The first thing is to determine the hire purchase price. To calculate this, you multiply the installment amount by the number of installments. Then, you add this to the down payment to find the hire purchase price.
After this, you will also need to determine the total interest or the hire purchase cost. To find this you need to subtract the cash price from the hire purchase price. Interest gets calculated by determining the total amount due at the time of installment. Then, you multiply this by the rate of interest divided by 100.
It’s also worth knowing that the cash price is going to be the current market price that a good can get purchased. The hire purchase price is the price it can get purchased based on the agreement.
Advantages of Hire Purchase Agreements
There can be several advantages that come from a type of hire purchase agreement, for both you and the vendor. They allow a company that might have inefficient working capital to utilize more assets. As well, they can be more tax-efficient compared to a standard loan. This is since all the payments get listed as an expense.

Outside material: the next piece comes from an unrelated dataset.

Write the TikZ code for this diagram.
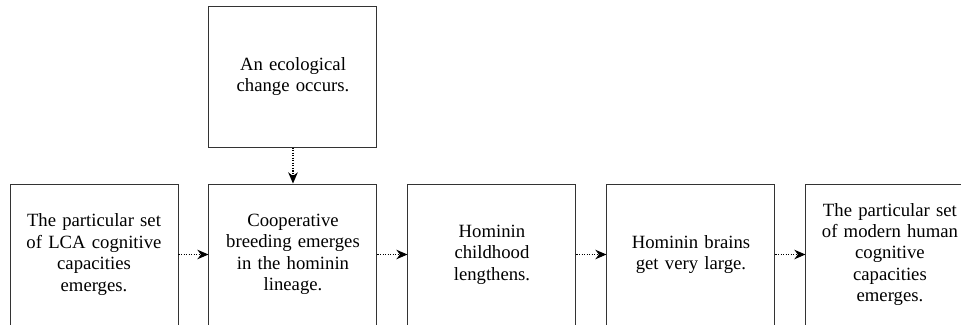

So, if you have a business that has a need for expensive equipment and machinery, hire purchase agreements can make it more affordable. Startups can also experience these benefits to establish lines of credit if they don’t have a ton of collateral.
Another advantage of hire purchase agreements is that the payments are spread out over time. This reduces the burden on you and provides the opportunity to secure more expensive assets. As well, if you have a poor credit rating you’re still able to use a hire purchase agreement.
This works the same if your business doesn’t have much working capital. There becomes a minimal risk to the seller as well because the item can get repossessed if installments aren’t made.
Vendors also benefit from a hire purchase agreement because they can increase demand for their goods. So even though many consumers might not be able to purchase a product that’s more expensive, it becomes more feasible by spreading the payments out over time.
Hire contracts can also provide a business with a broader customer base and increased revenue.
Disadvantages of Hire Purchase Agreements
Even though common hire purchase agreements can make purchasing a more expensive product easier at the time, they often end up being more expensive in the long run. Making a full payment on a cash purchase ultimately ends up being cheaper. This is in large part due to the interest costs that you will have to pay on the asset purchase.
And since hire purchase and installment systems reduce the initial cost, it can be tempting to buy goods that aren’t actually affordable. Plus, a high-interest rate can also be included, increasing the cost even more.
Because hire purchase agreements aren’t seen as extensions of credit, they become exempt from the Truth in Lending Act. So, as long as you make the required minimum payments, goods can get returned at any time which would render the original agreement void.
The term hire purchase agreement relates to making a purchase of a good on a series of periodic installments. These scheduled, predetermined installments are made over an extended time period instead of making a single purchase. The installment period could depend on the specific vendor or the type of product.
It’s critical to make payments on time and transfer of ownership doesn’t always happen as soon as the hire purchase payment period ends. Be sure to confirm these details with the finance company so you’re aware of your consumer rights. Larger hire purchase agreements can be a good strategy for consumers to utilize if they don’t have the capital right away.
FAQs About Hire Purchase Agreement
What Is a Hire Purchase Agreement Example?
When you use a hire purchase agreement you basically hire an item, like a company car or a piece of machinery, for example. You then pay an agreed amount in monthly payments until the total amount is paid off.
What Are the Types of Hire Purchase Agreements?
They typically come in two forms. The first is when goods get purchased by a seller from a dealer. The second is when you, as a customer, would purchase the goods through a hire purchase agreement with the seller.
What Are the Important Elements of a Hire Purchase Agreement?
The specific elements might vary depending on the item and the seller. However, there are still some common elements. These include the agreement, the guarantor, the deposit, the interest rate, and the payment.